*The data*.
____________

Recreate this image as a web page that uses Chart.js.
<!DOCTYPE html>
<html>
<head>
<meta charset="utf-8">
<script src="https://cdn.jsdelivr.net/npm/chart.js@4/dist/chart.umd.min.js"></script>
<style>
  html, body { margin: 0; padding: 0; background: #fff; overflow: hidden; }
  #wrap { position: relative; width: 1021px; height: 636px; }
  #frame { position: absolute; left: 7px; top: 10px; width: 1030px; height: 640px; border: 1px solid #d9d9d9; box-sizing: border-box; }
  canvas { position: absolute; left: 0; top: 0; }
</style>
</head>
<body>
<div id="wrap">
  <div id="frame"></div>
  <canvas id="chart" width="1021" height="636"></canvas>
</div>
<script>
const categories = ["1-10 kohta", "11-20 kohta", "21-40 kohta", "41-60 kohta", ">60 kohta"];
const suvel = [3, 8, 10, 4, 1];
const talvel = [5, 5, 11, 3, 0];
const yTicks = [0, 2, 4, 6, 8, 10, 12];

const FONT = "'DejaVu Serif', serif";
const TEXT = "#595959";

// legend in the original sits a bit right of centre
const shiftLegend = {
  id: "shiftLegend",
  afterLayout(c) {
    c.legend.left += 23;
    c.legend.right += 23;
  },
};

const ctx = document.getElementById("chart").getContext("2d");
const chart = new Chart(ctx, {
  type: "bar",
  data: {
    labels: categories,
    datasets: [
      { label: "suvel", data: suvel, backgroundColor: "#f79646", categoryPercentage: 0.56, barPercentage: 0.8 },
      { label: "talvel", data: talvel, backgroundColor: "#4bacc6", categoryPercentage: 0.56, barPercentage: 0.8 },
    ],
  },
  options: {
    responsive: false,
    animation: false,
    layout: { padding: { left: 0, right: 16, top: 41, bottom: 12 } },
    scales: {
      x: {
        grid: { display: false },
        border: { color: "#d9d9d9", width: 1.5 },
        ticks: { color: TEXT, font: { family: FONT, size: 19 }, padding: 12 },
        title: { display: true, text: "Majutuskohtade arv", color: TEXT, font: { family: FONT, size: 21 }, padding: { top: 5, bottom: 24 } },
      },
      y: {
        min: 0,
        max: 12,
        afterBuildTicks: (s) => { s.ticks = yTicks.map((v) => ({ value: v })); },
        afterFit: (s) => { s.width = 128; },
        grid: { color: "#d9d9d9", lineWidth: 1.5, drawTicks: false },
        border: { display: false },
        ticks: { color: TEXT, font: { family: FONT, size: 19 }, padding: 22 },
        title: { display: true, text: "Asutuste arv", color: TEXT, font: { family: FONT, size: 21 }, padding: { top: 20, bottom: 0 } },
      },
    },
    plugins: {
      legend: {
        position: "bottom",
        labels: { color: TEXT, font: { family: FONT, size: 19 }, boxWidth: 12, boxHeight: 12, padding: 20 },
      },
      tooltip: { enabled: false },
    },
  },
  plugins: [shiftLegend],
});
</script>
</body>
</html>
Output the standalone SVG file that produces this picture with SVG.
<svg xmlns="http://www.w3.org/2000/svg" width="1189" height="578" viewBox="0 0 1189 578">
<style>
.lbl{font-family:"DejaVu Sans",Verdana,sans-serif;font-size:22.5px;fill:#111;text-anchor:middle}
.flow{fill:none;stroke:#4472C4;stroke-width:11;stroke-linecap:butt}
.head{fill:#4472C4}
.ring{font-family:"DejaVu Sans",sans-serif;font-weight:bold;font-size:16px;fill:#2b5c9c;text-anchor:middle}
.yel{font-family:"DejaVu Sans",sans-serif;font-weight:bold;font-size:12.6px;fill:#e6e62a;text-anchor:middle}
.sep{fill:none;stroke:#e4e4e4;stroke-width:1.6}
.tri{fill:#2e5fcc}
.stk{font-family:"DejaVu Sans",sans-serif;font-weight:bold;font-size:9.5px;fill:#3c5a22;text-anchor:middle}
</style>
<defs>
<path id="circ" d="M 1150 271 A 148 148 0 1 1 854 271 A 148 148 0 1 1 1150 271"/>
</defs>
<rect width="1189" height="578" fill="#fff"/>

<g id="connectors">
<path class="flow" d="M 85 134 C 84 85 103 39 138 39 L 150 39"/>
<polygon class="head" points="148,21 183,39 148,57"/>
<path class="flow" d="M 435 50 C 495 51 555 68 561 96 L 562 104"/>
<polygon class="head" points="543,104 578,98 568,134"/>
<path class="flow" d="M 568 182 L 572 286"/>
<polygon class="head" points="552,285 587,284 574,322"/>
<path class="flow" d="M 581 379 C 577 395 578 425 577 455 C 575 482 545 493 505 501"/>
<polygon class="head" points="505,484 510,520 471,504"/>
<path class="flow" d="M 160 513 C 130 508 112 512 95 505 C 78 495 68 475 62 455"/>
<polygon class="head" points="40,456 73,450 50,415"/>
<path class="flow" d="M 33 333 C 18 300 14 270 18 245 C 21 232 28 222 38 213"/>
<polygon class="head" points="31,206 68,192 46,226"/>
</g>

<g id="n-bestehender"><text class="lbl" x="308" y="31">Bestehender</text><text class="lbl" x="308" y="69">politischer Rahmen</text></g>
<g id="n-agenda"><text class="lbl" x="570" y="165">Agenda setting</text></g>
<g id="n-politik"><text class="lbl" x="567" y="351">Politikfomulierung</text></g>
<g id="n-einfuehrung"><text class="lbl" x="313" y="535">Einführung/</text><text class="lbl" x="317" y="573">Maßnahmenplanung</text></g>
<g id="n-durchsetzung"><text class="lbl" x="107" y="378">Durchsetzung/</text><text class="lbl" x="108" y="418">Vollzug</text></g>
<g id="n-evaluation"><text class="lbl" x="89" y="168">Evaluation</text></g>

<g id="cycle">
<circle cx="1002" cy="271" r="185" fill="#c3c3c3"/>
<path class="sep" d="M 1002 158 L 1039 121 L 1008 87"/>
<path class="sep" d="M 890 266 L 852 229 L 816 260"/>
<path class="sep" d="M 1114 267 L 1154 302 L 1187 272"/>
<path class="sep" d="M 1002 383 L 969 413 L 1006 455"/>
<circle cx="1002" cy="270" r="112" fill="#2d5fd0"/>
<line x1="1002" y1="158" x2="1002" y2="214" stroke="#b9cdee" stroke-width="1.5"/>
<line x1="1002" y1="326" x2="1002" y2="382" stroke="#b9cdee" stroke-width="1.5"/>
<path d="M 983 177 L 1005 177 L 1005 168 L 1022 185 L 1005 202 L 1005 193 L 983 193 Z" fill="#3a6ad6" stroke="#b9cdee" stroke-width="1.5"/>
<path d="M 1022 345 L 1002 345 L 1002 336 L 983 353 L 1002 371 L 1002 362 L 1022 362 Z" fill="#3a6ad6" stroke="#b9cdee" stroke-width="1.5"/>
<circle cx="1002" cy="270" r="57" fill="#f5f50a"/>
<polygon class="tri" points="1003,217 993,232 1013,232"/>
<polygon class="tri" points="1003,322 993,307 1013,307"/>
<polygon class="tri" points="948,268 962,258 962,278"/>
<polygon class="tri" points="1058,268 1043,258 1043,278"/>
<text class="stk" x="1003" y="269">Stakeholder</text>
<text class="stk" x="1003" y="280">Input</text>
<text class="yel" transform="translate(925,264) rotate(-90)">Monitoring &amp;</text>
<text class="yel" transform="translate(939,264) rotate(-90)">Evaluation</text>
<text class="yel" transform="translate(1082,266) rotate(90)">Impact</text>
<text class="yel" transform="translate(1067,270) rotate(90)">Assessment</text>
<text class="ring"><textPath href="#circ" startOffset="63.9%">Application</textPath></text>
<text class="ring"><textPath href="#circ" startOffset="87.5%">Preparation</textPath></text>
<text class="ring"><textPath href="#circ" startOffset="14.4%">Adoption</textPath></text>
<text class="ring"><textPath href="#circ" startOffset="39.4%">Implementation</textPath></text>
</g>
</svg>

____________

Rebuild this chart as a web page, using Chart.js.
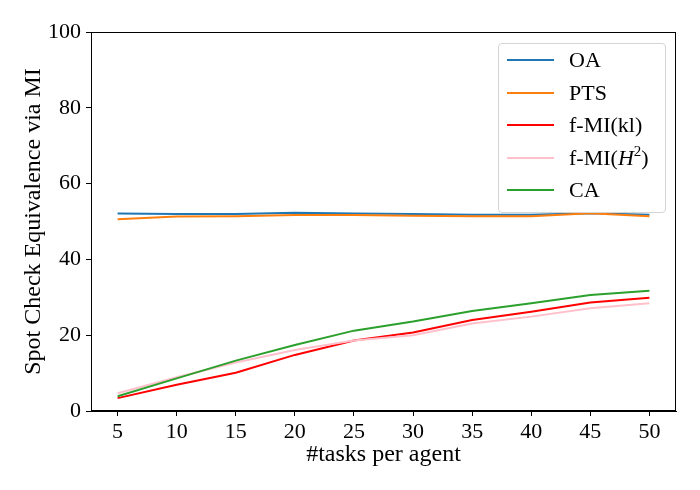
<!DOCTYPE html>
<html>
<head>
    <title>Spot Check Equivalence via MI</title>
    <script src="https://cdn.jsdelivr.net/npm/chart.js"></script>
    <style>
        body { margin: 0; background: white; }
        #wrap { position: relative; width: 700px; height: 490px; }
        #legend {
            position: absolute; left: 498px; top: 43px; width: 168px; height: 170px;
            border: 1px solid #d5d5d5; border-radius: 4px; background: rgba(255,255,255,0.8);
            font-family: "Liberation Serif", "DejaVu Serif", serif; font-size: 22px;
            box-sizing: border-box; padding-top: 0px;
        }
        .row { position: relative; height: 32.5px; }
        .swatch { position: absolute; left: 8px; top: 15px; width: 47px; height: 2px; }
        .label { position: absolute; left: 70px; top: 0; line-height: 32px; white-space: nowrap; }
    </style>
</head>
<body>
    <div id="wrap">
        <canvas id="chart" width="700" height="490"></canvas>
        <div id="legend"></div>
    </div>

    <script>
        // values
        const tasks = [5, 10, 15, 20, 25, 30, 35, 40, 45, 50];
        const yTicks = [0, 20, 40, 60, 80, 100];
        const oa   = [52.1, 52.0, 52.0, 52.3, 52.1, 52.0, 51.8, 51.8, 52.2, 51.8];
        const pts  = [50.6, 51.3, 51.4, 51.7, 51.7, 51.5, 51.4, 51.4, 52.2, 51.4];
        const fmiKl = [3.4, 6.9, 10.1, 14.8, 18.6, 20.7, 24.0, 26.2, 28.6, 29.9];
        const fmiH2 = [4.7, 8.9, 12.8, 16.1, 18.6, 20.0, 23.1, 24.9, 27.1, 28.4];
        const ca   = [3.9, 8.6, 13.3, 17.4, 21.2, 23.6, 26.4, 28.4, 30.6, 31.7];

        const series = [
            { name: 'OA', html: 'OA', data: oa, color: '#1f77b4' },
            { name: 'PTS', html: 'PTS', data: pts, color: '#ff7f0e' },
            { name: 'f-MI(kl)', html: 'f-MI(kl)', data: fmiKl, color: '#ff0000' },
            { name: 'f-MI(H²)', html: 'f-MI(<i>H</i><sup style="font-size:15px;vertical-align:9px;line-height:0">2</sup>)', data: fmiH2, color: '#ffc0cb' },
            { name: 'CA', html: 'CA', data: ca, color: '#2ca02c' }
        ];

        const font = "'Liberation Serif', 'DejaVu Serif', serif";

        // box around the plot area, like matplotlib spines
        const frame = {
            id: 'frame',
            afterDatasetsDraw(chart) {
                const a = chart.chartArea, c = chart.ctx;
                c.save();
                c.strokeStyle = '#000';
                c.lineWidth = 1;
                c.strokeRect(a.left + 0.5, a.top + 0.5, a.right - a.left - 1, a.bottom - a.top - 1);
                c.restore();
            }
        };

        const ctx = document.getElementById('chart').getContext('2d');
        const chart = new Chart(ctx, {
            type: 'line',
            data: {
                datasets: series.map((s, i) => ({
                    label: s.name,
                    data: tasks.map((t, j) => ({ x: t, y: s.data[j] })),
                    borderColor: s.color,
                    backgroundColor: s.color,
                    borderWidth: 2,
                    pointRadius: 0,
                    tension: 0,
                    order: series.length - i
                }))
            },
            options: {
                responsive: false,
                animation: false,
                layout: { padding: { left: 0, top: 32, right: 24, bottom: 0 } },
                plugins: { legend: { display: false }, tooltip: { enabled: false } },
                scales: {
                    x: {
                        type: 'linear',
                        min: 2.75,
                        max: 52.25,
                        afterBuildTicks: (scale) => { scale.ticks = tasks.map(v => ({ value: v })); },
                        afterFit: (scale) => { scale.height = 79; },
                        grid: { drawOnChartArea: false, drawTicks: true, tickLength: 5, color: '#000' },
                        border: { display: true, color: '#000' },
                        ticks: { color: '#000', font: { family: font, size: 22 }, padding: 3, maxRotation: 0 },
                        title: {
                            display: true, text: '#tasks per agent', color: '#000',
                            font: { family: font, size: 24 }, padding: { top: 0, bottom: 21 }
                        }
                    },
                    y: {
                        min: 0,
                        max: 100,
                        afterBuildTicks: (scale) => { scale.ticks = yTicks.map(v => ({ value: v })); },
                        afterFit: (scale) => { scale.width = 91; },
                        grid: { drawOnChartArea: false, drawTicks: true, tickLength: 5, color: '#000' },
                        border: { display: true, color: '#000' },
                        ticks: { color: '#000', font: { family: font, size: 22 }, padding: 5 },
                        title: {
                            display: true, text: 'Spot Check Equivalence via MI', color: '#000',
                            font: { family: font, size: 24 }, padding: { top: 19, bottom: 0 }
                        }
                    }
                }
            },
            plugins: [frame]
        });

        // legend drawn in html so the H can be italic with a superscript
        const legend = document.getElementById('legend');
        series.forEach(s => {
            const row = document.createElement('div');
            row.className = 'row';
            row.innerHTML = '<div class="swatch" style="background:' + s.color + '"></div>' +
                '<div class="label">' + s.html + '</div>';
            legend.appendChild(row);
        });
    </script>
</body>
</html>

____________

*Exercise task*. Of all the lines in the data above, state how many include "with". Say only the number.

*Task output*. 2